Quizá el mayor de todos los
errores del chavismo fue continuar adelante con la perniciosa dependencia del
petróleo para sustentar a toda una nación. Y no solamente continuaron con esa
garrafal equivocación histórica, tantas veces cuestionada por intelectos
sobresalientes como los de Arturo Uslar Pietri y Juan Pablo Pérez Alfonso. Más
allá, sencillamente se confió el proyecto político en esta característica de
nuestro país. Y por ello, la convirtieron en la única tabla de salvación.
Y es que las utopías y los
idealismos se enfrentan con una cruel realidad cuando se toma el poder: se
necesita dinero. El chavismo lució viable mientras los precios del petróleo se
mantuvieron astronómicamente altos. Con el barril por encima de los cien
dólares, hubo dinero para todo, absolutamente para todo, y aún sobraba.
Este fue el espejismo con el cual
el chavismo cerró su primera década y arribó a la segunda: sí era posible la
“revolución bonita”. Era viable, había dinero en la calle, como se acostumbraba
a decir. Y vendía una imagen de éxito ante el mundo.
Pero fue un dinero tremendamente
mal administrado. No se invirtió. No se pensó en educación, en futuro, en
recurso humano, que es la riqueza real de un país.
No se ahorró, como han hecho
prudentemente países de la talla de Noruega, que descubrió su petróleo mucho
después que nosotros y hoy es un país estable, donde a sus ciudadanos no les
falta lo necesario. Y lo es porque el dinero proveniente de la riqueza
petrolera se ahorró y se invirtió.
Los recursos que ingresan por
este concepto se han manejado con tal tino, que las altas y bajas en el mercado
mundial no son sentidas por sus ciudadanos. Aquella riqueza se manejó tan
acertadamente que ahora brinda prosperidad y bienestar por sí misma.
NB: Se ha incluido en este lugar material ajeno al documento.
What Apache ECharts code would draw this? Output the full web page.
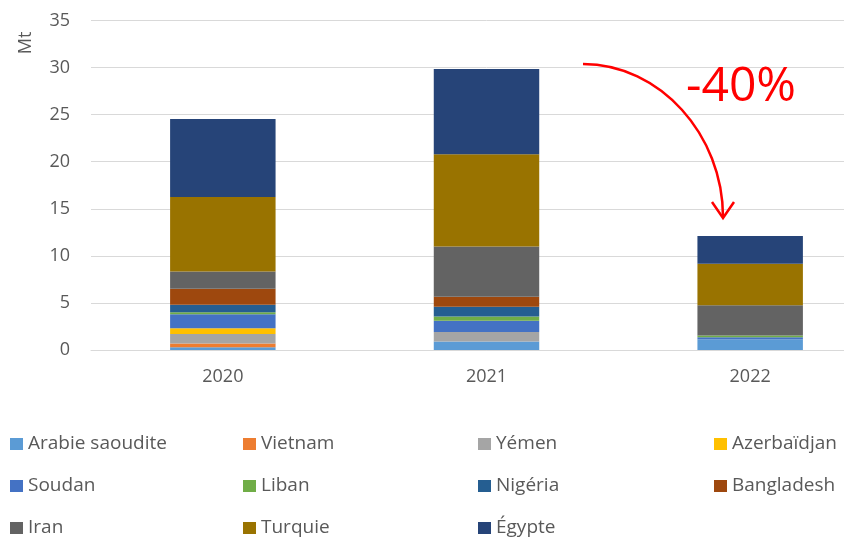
<!DOCTYPE html>
<html>
<head>
<meta charset="utf-8">
<script src="https://cdn.jsdelivr.net/npm/echarts@6/dist/echarts.min.js"></script>
<style>html,body{margin:0;padding:0;background:#fff;overflow:hidden;width:844px;height:539px;}#c{width:882px;height:539px;}</style>
</head>
<body>
<div id="c"></div>
<script>
var years = ['2020', '2021', '2022'];
var yTicks = [0, 5, 10, 15, 20, 25, 30, 35];
var seriesNames = ['Arabie saoudite', 'Vietnam', 'Yémen', 'Azerbaïdjan', 'Soudan', 'Liban', 'Nigéria', 'Bangladesh', 'Iran', 'Turquie', 'Égypte'];
var arabieSaoudite = [0.3, 0.9, 1.15];
var vietnam = [0.4, 0, 0];
var yemen = [1.0, 1.0, 0];
var azerbaidjan = [0.6, 0, 0];
var soudan = [1.5, 1.2, 0.2];
var liban = [0.2, 0.45, 0.2];
var nigeria = [0.8, 1.05, 0];
var bangladesh = [1.7, 1.05, 0];
var iran = [1.85, 5.35, 3.2];
var turquie = [7.9, 9.8, 4.4];
var egypte = [8.3, 9.05, 2.95];
var colors = ['#5B9BD5', '#ED7D31', '#A5A5A5', '#FFC000', '#4472C4', '#70AD47', '#255E91', '#9E480E', '#636363', '#997300', '#264478'];
var values = [arabieSaoudite, vietnam, yemen, azerbaidjan, soudan, liban, nigeria, bangladesh, iran, turquie, egypte];
var annotation = '-40%';
var axisName = 'Mt';

var font = 'Open Sans';
var txt = '#595959';

var series = seriesNames.map(function (n, i) {
  return {
    name: n, type: 'bar', stack: 'total', barWidth: '40%',
    itemStyle: { color: colors[i] },
    data: values[i]
  };
});

var legendCols = [
  [seriesNames[0], seriesNames[4], seriesNames[8]],
  [seriesNames[1], seriesNames[5], seriesNames[9]],
  [seriesNames[2], seriesNames[6], seriesNames[10]],
  [seriesNames[3], seriesNames[7]]
];
var legendLeft = [10, 243, 478, 714];
var legends = legendCols.map(function (d, i) {
  return {
    data: d, orient: 'vertical', left: legendLeft[i], top: 434.5,
    itemWidth: 13, itemHeight: 12, itemGap: 23, padding: 0,
    selectedMode: false,
    icon: 'rect',
    textStyle: { fontFamily: font, fontSize: 19, color: txt }
  };
});

var chart = echarts.init(document.getElementById('c'), null, { renderer: 'canvas' });
chart.setOption({
  animation: false,
  backgroundColor: '#ffffff',
  grid: { left: 91, right: 0, top: 20.5, height: 329.5, containLabel: false },
  legend: legends,
  xAxis: {
    type: 'category', data: years,
    axisLine: { lineStyle: { color: '#D9D9D9', width: 1 } },
    axisTick: { show: false },
    axisLabel: { color: txt, fontFamily: font, fontSize: 18, margin: 18 }
  },
  yAxis: {
    type: 'value', min: 0, max: 35, interval: 5,
    axisLine: { show: false }, axisTick: { show: false },
    axisLabel: { color: txt, fontFamily: font, fontSize: 18, margin: 21,
      formatter: function (v) { return yTicks.indexOf(v) >= 0 ? String(v) : ''; } },
    splitLine: { lineStyle: { color: '#D9D9D9', width: 1 } }
  },
  series: series,
  graphic: [
    { type: 'text', x: 26, y: 43, rotation: Math.PI / 2, z: 100,
      style: { text: axisName, fill: txt, font: '18px "Open Sans"', align: 'center', verticalAlign: 'middle' } },
    { type: 'text', left: 686, top: 63, z: 100,
      style: { text: annotation, fill: '#FF0000', font: '48px "Open Sans"' } },
    { type: 'bezierCurve', z: 100,
      shape: { x1: 583, y1: 64, cpx1: 660, cpy1: 64, cpx2: 723, cpy2: 135, x2: 723, y2: 217 },
      style: { stroke: '#FF0000', lineWidth: 2.5, fill: null } },
    { type: 'polyline', z: 100,
      shape: { points: [[712, 202], [723, 218], [734, 202]] },
      style: { stroke: '#FF0000', lineWidth: 2.5, fill: null } }
  ]
});
</script>
</body>
</html>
Y ahora que hablamos de industria
petrolera, otro desatino fue sin duda el prescindir de la gente calificada para
manejarla. El ponerla en manos de personas que tuvieran afinidades políticas e
ideológicas, marcó el declive de la industria petrolera venezolana. Y si se
pretendía jugar a la viabilidad de la revolución contando con el recurso
suministrado por Petróleos de Venezuela, una decisión así era doblemente
suicida. Algo que solamente podemos medir a la luz de las dos décadas que han
transcurrido.
En paralelo, el apetito de poder
fue tal, que no se quiso compartir con nadie. Otro error que torpedeó a
Venezuela como país. La iniciativa particular se estigmatizó, cortando las alas
a la industria privada. El Estado se hizo omnipotente y pretendió abrogarse
para sí todas las responsabilidades, en un ejercicio de prepotencia que tarde o
temprano se iba a volver contra él mismo.
Y es que un país se construye
entre todos, entre muchos, en equipo. Pero esto jamás se entendió.
El mismo recurso petrolero que
iba a servir para cimentar ese proyecto ideológico, sirvió para un juego
perverso: importar bienes de consumo subsidiados, a precio que dejara a los
productores particulares fuera de competencia.
Con la empresa privada fuera de
juego, no era difícil predecir lo que sucedería cuando los precios del petróleo
se desplomaran, algo que siempre va a suceder, por los ciclos naturales de ese
mercado. Y sucedió. Nos quedamos sin importaciones y ya no había industria
nacional.
La revisión de lo que han sido
estas dos décadas de un polémico proyecto político llevado a la realidad,
podría llenar páginas y páginas, pero baste decir que, para incluir a unos, no
es necesario excluir a otros. Que la soberbia siempre es mala consejera. Y que
todo líder político responsable debe sacar bien sus números.